Sweat

Fame and celebrity are as instant and all-consuming as fast food, if not more so, as anyone can be famous with a few keystrokes. Set over a period of three days, Sylwia Zając (Magdalena Koleśnik), a Polish, 30-year-old fitness personality and social media influencer with 600,000 Instagram followers, reexamines her fame and obsession with celebrity after she realises she is being stalked by a perverted fan (Tomasz Orpiński) as he parks outside her apartment masturbating in his car. Inspired by Ricardo Lopez, a crazed fan who attempted to kill Björk in 1993, Sweat is a cautionary tale about fame and the consequences of success in the digital age.

Along with the fear of being stalked, Sylwia is being ousted on the internet after revealing a tearful video message to her followers about the inability to find intimacy in her life. She is never without her phone or recording almost every detail in her life from working out at the gym, leading a fan-filled workout at the mall, or climbing the stairs to her apartment. Sylwia’s fandom reaches such heights that an unknown fan confides to her about her troubled marital life in the mall food court. In her brief moments away from her phone, Sylwia wrestles with inner turmoil and depression expressed through her workout regimen or when she visits her apathetic mother. By the end of the film, I was dripping sweat from the film’s intense third act.

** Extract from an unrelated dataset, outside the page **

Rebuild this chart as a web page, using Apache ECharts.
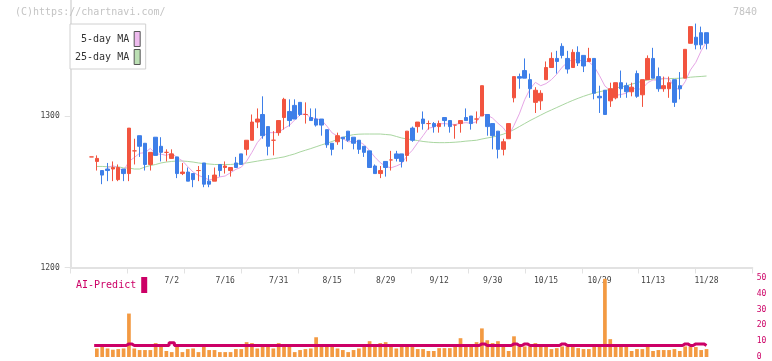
<!DOCTYPE html>
<html>
<head>
<meta charset="utf-8">
<title>7840</title>
<script src="https://cdn.jsdelivr.net/npm/echarts@6.0.0/dist/echarts.min.js"></script>
<style>
html,body{margin:0;padding:0;background:#ffffff;}
#chart{width:772px;height:361px;}
</style>
</head>
<body>
<div id="chart"></div>
<script>
// ---- data ----
const dates = ['6/11','6/12','6/13','6/16','6/17','6/18','6/19','6/20','6/23','6/24','6/25','6/26','6/27','6/30',
 '7/1','7/2','7/3','7/4','7/7','7/8','7/9','7/10','7/11','7/14','7/15','7/16','7/17','7/18','7/22','7/23','7/24','7/25','7/28','7/29','7/30','7/31',
 '8/1','8/4','8/5','8/6','8/7','8/8','8/12','8/13','8/14','8/15','8/18','8/19','8/20','8/21','8/22','8/25','8/26','8/27','8/28','8/29',
 '9/1','9/2','9/3','9/4','9/5','9/8','9/9','9/10','9/11','9/12','9/16','9/17','9/18','9/19','9/22','9/24','9/25','9/26','9/29','9/30',
 '10/1','10/2','10/3','10/6','10/7','10/8','10/9','10/10','10/14','10/15','10/16','10/17','10/20','10/21','10/22','10/23','10/24','10/27','10/28','10/29','10/30','10/31',
 '11/4','11/5','11/6','11/7','11/10','11/11','11/12','11/13','11/14','11/17','11/18','11/19','11/20','11/21','11/25','11/26','11/27','11/28'];

const opens = [1273,1270,1264,1265,1265,1258,1265,1262,1277,1287,
 1282,1268,1286,1280,1276,1272,1273,1262,1263,1262,
 1264,1269,1257,1257,1268,1266,1264,1269,1275,1278,
 1284,1296,1301,1293,1284,1289,1299,1303,1307,1309,
 1301,1299,1298,1298,1291,1282,1283,1286,1290,1286,
 1284,1280,1277,1267,1262,1270,1271,1275,1275,1274,
 1292,1293,1298,1295,1295,1293,1299,1297,1294,1295,
 1299,1300,1298,1300,1301,1295,1290,1278,1285,1312,
 1326,1330,1324,1309,1310,1324,1332,1338,1346,1338,
 1332,1342,1340,1336,1338,1313,1317,1310,1312,1322,
 1320,1316,1328,1314,1324,1338,1326,1318,1318,1324,
 1320,1325,1348,1352,1355,1355];

const closes = [1273,1272,1261,1264,1266,1266,1262,1292,1277,1280,
 1268,1276,1274,1276,1276,1275,1262,1263,1257,1258,
 1264,1255,1255,1261,1264,1267,1266,1266,1268,1284,
 1296,1298,1287,1280,1284,1297,1311,1297,1298,1301,
 1301,1297,1294,1294,1281,1278,1287,1285,1284,1282,
 1278,1276,1266,1262,1264,1266,1271,1272,1270,1290,
 1284,1296,1295,1295,1293,1295,1297,1293,1294,1297,
 1297,1295,1298,1320,1293,1287,1278,1283,1295,1326,
 1325,1325,1318,1317,1315,1332,1338,1336,1340,1331,
 1342,1335,1333,1338,1315,1312,1301,1318,1322,1318,
 1316,1319,1313,1324,1338,1325,1318,1320,1322,1309,
 1318,1344,1359,1347,1347,1348];

const lows = [1273,1264,1255,1257,1257,1257,1257,1257,1268,1273,
 1264,1264,1274,1270,1270,1272,1259,1261,1257,1253,
 1257,1253,1253,1257,1260,1262,1260,1266,1268,1274,
 1284,1292,1285,1274,1274,1287,1291,1293,1298,1300,
 1295,1297,1293,1287,1279,1274,1281,1278,1283,1278,
 1275,1273,1266,1262,1259,1260,1264,1270,1266,1270,
 1283,1289,1291,1291,1289,1289,1293,1289,1285,1289,
 1297,1291,1295,1300,1287,1278,1272,1274,1285,1309,
 1318,1325,1312,1302,1304,1324,1332,1328,1338,1328,
 1332,1333,1329,1336,1311,1302,1301,1306,1311,1312,
 1312,1313,1312,1306,1324,1325,1316,1316,1312,1306,
 1311,1325,1348,1344,1344,1344];

const highs = [1273,1274,1264,1269,1270,1268,1265,1292,1285,1287,
 1282,1276,1286,1286,1278,1278,1273,1269,1266,1262,
 1267,1269,1261,1266,1268,1270,1266,1273,1275,1284,
 1301,1305,1313,1293,1290,1297,1312,1311,1311,1309,
 1309,1305,1305,1298,1291,1282,1289,1286,1290,1286,
 1284,1280,1277,1268,1267,1270,1277,1277,1275,1290,
 1293,1296,1303,1297,1296,1297,1299,1297,1294,1297,
 1305,1300,1303,1320,1301,1295,1290,1285,1295,1326,
 1328,1338,1328,1319,1317,1336,1342,1343,1348,1343,
 1344,1346,1340,1345,1338,1320,1317,1322,1322,1330,
 1322,1322,1330,1324,1340,1345,1332,1326,1326,1324,
 1329,1344,1359,1361,1359,1355];

const ma5 = [null,null,null,1266,1267.2,1265.8,1263.8,1270.0,1272.6,1275.4,
 1275.8,1278.6,1275.0,1274.8,1274.0,1275.4,1272.6,1270.4,1266.6,1263.0,
 1260.8,1259.4,1257.8,1258.6,1259.8,1260.4,1262.6,1264.8,1266.2,1270.2,
 1276.0,1282.4,1286.6,1289.0,1289.0,1289.2,1291.8,1293.8,1297.4,1300.8,
 1301.6,1298.8,1298.2,1297.4,1293.4,1288.8,1286.8,1285.0,1283.0,1283.2,
 1283.2,1281.0,1277.2,1272.8,1269.2,1266.8,1265.8,1267.0,1268.6,1273.8,
 1277.4,1282.4,1287.0,1292.0,1292.6,1294.8,1295.0,1294.6,1294.4,1295.2,
 1295.6,1295.2,1296.2,1301.4,1300.6,1298.6,1295.2,1292.2,1287.2,1293.8,
 1301.4,1310.8,1317.8,1322.2,1320.0,1321.4,1324.0,1327.6,1332.2,1335.4,
 1337.4,1336.8,1336.2,1335.8,1332.6,1326.6,1319.8,1316.8,1313.6,1314.2,
 1315.0,1318.6,1317.6,1318.0,1322.0,1323.8,1323.6,1325.0,1324.6,1318.8,
 1317.4,1322.6,1330.4,1335.4,1343.0,1349.0];

const ma25 = [null,1266.7,1266.7,1266.5,1266.5,1266.5,1265.7,1265.7,1265.0,1265.0,
 1266.3,1267.3,1268.0,1269.0,1269.6,1270.0,1270.3,1270.3,1270.0,1269.6,
 1269.0,1268.6,1268.3,1268.0,1268.0,1268.0,1268.0,1268.3,1268.6,1269.0,
 1269.6,1270.2,1270.8,1271.3,1271.8,1272.4,1273.0,1274.0,1275.0,1276.3,
 1277.4,1278.5,1279.7,1280.9,1282.0,1283.2,1284.6,1285.9,1287.0,1287.7,
 1288.0,1288.1,1288.1,1288.1,1288.1,1287.8,1287.5,1286.5,1285.5,1284.8,
 1284.3,1283.8,1283.2,1282.8,1282.5,1282.4,1282.4,1282.5,1282.7,1283.0,
 1283.4,1283.7,1284.0,1284.8,1285.5,1286.1,1287.0,1288.0,1289.5,1291.0,
 1293.0,1295.0,1297.0,1298.8,1300.6,1302.4,1304.0,1305.6,1307.2,1308.8,
 1310.3,1311.7,1313.0,1314.2,1315.2,1316.0,1316.8,1317.6,1318.4,1319.2,
 1320.0,1321.0,1322.0,1323.0,1323.8,1324.3,1324.5,1324.6,1324.7,1324.8,
 1324.9,1325.2,1325.6,1325.9,1326.1,1326.4];

const volumes = [null,5.4,6.7,5.4,4.6,5.0,5.4,27.5,5.4,4.4,
 4.4,4.4,8.8,6.7,3.8,3.1,6.7,3.1,5.0,5.4,
 3.1,6.7,4.4,4.4,3.1,3.1,3.1,5.0,5.0,9.4,
 8.8,5.4,6.7,6.7,5.4,8.8,6.7,6.7,3.1,4.4,
 5.0,5.4,12.5,6.7,6.7,6.7,5.4,4.4,3.1,4.4,
 5.4,6.7,10.0,6.7,8.8,9.4,6.7,5.4,6.7,6.7,
 6.7,5.0,5.0,3.8,3.8,5.6,5.6,5.6,6.7,11.9,
 6.7,6.7,9.4,18.1,10.6,8.8,10.0,6.7,3.8,13.1,
 6.7,6.7,6.7,8.8,6.7,6.7,5.0,5.6,6.7,6.7,
 6.7,5.6,5.0,5.0,6.7,6.7,49.5,11.3,6.7,6.7,
 6.7,3.8,5.0,5.0,6.7,3.8,4.4,4.4,4.4,5.0,
 3.8,6.7,6.7,6.3,4.4,5.0];

const aiPredict = [null,7.3,7.3,7.3,7.3,7.3,7.3,8.3,7.3,7.3,
 7.3,7.3,7.3,7.3,7.3,9.0,7.3,7.3,7.3,7.3,
 7.3,7.3,7.3,7.3,7.3,7.3,7.3,7.3,7.3,7.3,
 7.3,7.3,7.3,7.3,7.3,7.3,7.3,7.3,7.3,7.3,
 7.3,7.3,7.3,7.3,7.3,7.3,7.3,7.3,7.3,7.3,
 7.3,7.3,7.3,7.3,7.3,7.3,7.3,7.3,7.3,7.3,
 7.3,7.3,7.3,7.3,7.3,7.3,7.3,7.3,7.3,7.3,
 7.3,7.3,7.3,8.3,7.3,7.3,7.3,7.3,7.3,8.3,
 7.3,8.3,7.3,7.3,7.3,7.3,7.3,7.3,8.3,7.3,
 7.3,7.3,7.3,7.3,7.3,7.3,7.3,7.3,7.3,7.3,
 7.3,7.3,7.3,7.3,7.3,7.3,7.3,7.3,7.3,7.3,
 7.3,8.3,7.3,8.3,8.3,7.3];

const priceTicks = {min: 1200, max: 1376.57, interval: 100};
const volumeTicks = {min: 0, max: 50, interval: 10};
const firstDateLabel = 15;   // date labels every 10 sessions from 7/2
const dateLabelStep = 10;

// ---- styles ----
const FONT = '"DejaVu Sans Mono", "Liberation Mono", monospace';
const UP = '#f2543f';
const DOWN = '#3e7fe8';
const AXIS = '#e2e2e2';
const MAGENTA = '#cc0066';

const candleData = dates.map((d, i) => [i, opens[i], closes[i], lows[i], highs[i]]);
const toXY = arr => arr.map((v, i) => [i, v]);

const chart = echarts.init(document.getElementById('chart'), null, {renderer: 'canvas'});

chart.setOption({
  animation: false,
  backgroundColor: '#ffffff',
  title: [
    {text: '(C)https://chartnavi.com/', left: 15, top: 7, padding: 0,
     textStyle: {fontFamily: FONT, fontSize: 10, fontWeight: 'normal', color: '#c4c4c4'}},
    {text: '7840', right: 15, top: 7, padding: 0,
     textStyle: {fontFamily: FONT, fontSize: 10, fontWeight: 'normal', color: '#c4c4c4'}}
  ],
  legend: [
    {left: 70, top: 24, orient: 'vertical', align: 'right', padding: [7, 5, 4, 5],
     itemGap: 2, itemWidth: 6, itemHeight: 15, borderColor: '#d0d0d0', borderWidth: 1,
     backgroundColor: '#ffffff', selectedMode: false,
     formatter: n => n.padStart(9, ' '),
     textStyle: {fontFamily: FONT, fontSize: 10, color: '#333'},
     data: [
       {name: '5-day MA', icon: 'rect', itemStyle: {color: '#eebbee', borderColor: '#555', borderWidth: 1}},
       {name: '25-day MA', icon: 'rect', itemStyle: {color: '#bbdfb3', borderColor: '#555', borderWidth: 1}}
     ]},
    {left: 76, top: 277, padding: 0, align: 'right', itemWidth: 6, itemHeight: 16, selectedMode: false,
     textStyle: {fontFamily: FONT, fontSize: 10, color: MAGENTA},
     data: [{name: 'AI-Predict', icon: 'rect', itemStyle: {color: MAGENTA, borderWidth: 0}}]}
  ],
  grid: [
    {left: 70.7, right: 19.7, top: 0, height: 267.5},
    {left: 64.76, right: 17.35, top: 0, height: 267.5},
    {left: 64.76, right: 17.35, top: 278, height: 80}
  ],
  xAxis: [
    {gridIndex: 0, type: 'value', min: 0, max: 12, interval: 1,
     axisLine: {show: true, lineStyle: {color: AXIS, width: 2}},
     axisTick: {show: true, length: 6, lineStyle: {color: AXIS, width: 1}},
     axisLabel: {show: false}, splitLine: {show: false}},
    {gridIndex: 1, type: 'value', min: -5, max: 124, interval: dateLabelStep,
     axisLine: {show: false}, axisTick: {show: false}, splitLine: {show: false},
     axisLabel: {show: true, margin: 9, fontFamily: FONT, fontSize: 8, color: '#444',
       showMaxLabel: false, showMinLabel: false,
       formatter: v => {
         const i = Math.round(v);
         return (i >= firstDateLabel && i < dates.length && (i - firstDateLabel) % dateLabelStep === 0) ? dates[i] : '';
       }}},
    {gridIndex: 2, type: 'value', min: -5, max: 124, show: false}
  ],
  yAxis: [
    {gridIndex: 0, type: 'value', min: priceTicks.min, max: priceTicks.max, interval: priceTicks.interval,
     axisLine: {show: true, lineStyle: {color: AXIS, width: 2}},
     axisTick: {show: true, length: 6, lineStyle: {color: AXIS}},
     axisLabel: {margin: 11, fontFamily: FONT, fontSize: 8, color: '#444', showMaxLabel: false,
       formatter: v => String(Math.round(v))},
     splitLine: {show: false}},
    {gridIndex: 1, type: 'value', min: priceTicks.min, max: priceTicks.max, show: false},
    {gridIndex: 2, type: 'value', position: 'right', min: volumeTicks.min, max: volumeTicks.max, interval: volumeTicks.interval,
     axisLine: {show: false}, axisTick: {show: false}, splitLine: {show: false},
     axisLabel: {margin: 2, fontFamily: FONT, fontSize: 8, color: MAGENTA}}
  ],
  series: [
    {name: '25-day MA', type: 'line', xAxisIndex: 1, yAxisIndex: 1, data: toXY(ma25),
     symbol: 'none', silent: true, z: 2, lineStyle: {color: '#a9d6a0', width: 1}, itemStyle: {color: '#bbdfb3'}},
    {name: '5-day MA', type: 'line', xAxisIndex: 1, yAxisIndex: 1, data: toXY(ma5),
     symbol: 'none', silent: true, z: 2, lineStyle: {color: '#e6a6e6', width: 1}, itemStyle: {color: '#eebbee'}},
    {name: 'price', type: 'candlestick', xAxisIndex: 1, yAxisIndex: 1, data: candleData,
     barWidth: 4, z: 3, silent: true,
     itemStyle: {color: UP, color0: DOWN, borderColor: UP, borderColor0: DOWN, borderColorDoji: UP, borderWidth: 1}},
    {name: 'volume', type: 'bar', xAxisIndex: 2, yAxisIndex: 2, data: toXY(volumes),
     barWidth: 3.7, silent: true, itemStyle: {color: '#f39a42'}},
    {name: 'AI-Predict', type: 'line', xAxisIndex: 2, yAxisIndex: 2, data: toXY(aiPredict),
     step: 'middle', symbol: 'none', silent: true, z: 4,
     lineStyle: {color: MAGENTA, width: 3}, itemStyle: {color: MAGENTA}}
  ]
});
</script>
</body>
</html>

When making the film, von Horn said that “Emotional exhibitionists fascinate me, probably because I am on the opposite side of that spectrum; I keep my emotions on the inside and rarely share them because I fear being judged. So, when I meet people who effortlessly and without shame express themselves I feel envy. On social media, I am a passive observer.” Von Horn’s objective camera uncovers Sylwia at her most raw and vulnerable when she’s taking selfies after going to the gym or putting on makeup with a giant portrait of her with a Medusa-stare in her mirror-clad apartment.

There is a shot of her entering her apartment building that echoes the stalking, female gaze in Hitchcock’s Rear Window (1954), and Brian De Palma’s Body Double (1984) foreshadowing the events that would change her life. Additionally, von Horn evokes the satirically flamboyant and vein decadence of Paul Verhoeven’s 1995 Showgirls (minus the hardcore nudity and Joe Eszterhas’s bog roll of a script) along with intense close-ups of Sylwia in her apartment that is not dissimilar to Catherine Deneuve’s paranoid-ridden heroine from Roman Polanski’s Repulsion (1965).

At the centre of the film is Magdalena Koleśnik giving a stunning performance of a fitness guru who is emotionally out of shape. We first see her full of energy and pep when she’s working out with her legions of fans, but in her moments of working out alone, it’s as if she is chastising herself into the body that she wants rather than the body that she already has with the deep-seated desire for perfection. If there’s one film that’s sure to provoke debate over internet-based celebrities and the insular-based nature of social media, Sweat is pouring with all of that and more.

Sweat was part of Official Selection of the 73rd Festival de Cannes. In cinemas on Friday, June 25th. On Amazon Prime in July. On all major platforms on Monday, August 23rd. On Mubi on Friday, September 17th.